Prompt: Leave out the pictures and retype only the lines from the opening line to the line that holds "(0,0) rectangle (575,548);", both ends included.

Source data:
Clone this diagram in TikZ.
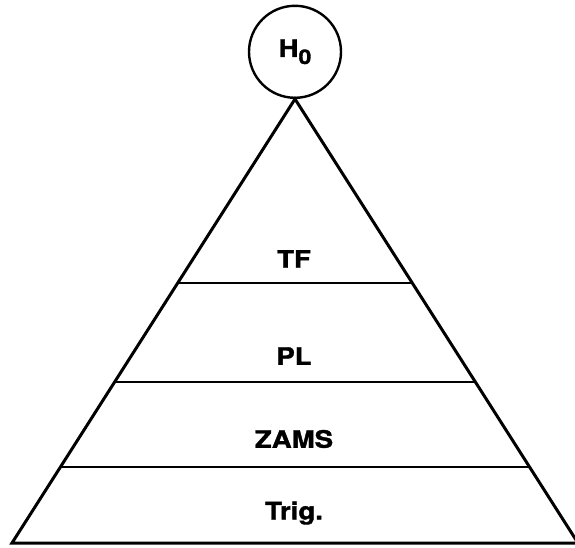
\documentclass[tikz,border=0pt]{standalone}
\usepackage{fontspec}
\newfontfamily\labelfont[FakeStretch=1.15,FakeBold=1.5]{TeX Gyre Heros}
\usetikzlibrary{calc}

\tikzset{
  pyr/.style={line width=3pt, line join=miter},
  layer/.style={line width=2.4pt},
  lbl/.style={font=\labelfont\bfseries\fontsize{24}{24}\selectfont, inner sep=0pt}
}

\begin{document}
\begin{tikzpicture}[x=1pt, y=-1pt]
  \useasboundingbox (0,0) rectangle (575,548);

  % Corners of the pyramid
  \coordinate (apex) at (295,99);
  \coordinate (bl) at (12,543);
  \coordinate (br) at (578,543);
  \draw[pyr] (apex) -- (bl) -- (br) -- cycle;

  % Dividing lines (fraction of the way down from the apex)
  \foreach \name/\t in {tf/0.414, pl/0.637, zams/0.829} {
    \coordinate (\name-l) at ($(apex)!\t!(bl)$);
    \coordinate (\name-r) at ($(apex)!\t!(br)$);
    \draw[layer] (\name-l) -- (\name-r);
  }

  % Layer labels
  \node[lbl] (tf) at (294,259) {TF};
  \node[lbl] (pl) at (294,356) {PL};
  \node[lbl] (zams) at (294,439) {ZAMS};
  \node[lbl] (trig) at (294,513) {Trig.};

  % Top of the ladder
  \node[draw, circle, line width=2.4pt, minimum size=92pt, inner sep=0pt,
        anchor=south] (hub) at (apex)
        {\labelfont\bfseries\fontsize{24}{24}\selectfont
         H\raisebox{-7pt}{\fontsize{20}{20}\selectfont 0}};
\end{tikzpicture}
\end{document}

Solution to this exercise:
Clone this diagram in TikZ.
\documentclass[tikz,border=0pt]{standalone}
\usepackage{fontspec}
\newfontfamily\labelfont[FakeStretch=1.15,FakeBold=1.5]{TeX Gyre Heros}
\usetikzlibrary{calc}

\tikzset{
  pyr/.style={line width=3pt, line join=miter},
  layer/.style={line width=2.4pt},
  lbl/.style={font=\labelfont\bfseries\fontsize{24}{24}\selectfont, inner sep=0pt}
}

\begin{document}
\begin{tikzpicture}[x=1pt, y=-1pt]
  \useasboundingbox (0,0) rectangle (575,548);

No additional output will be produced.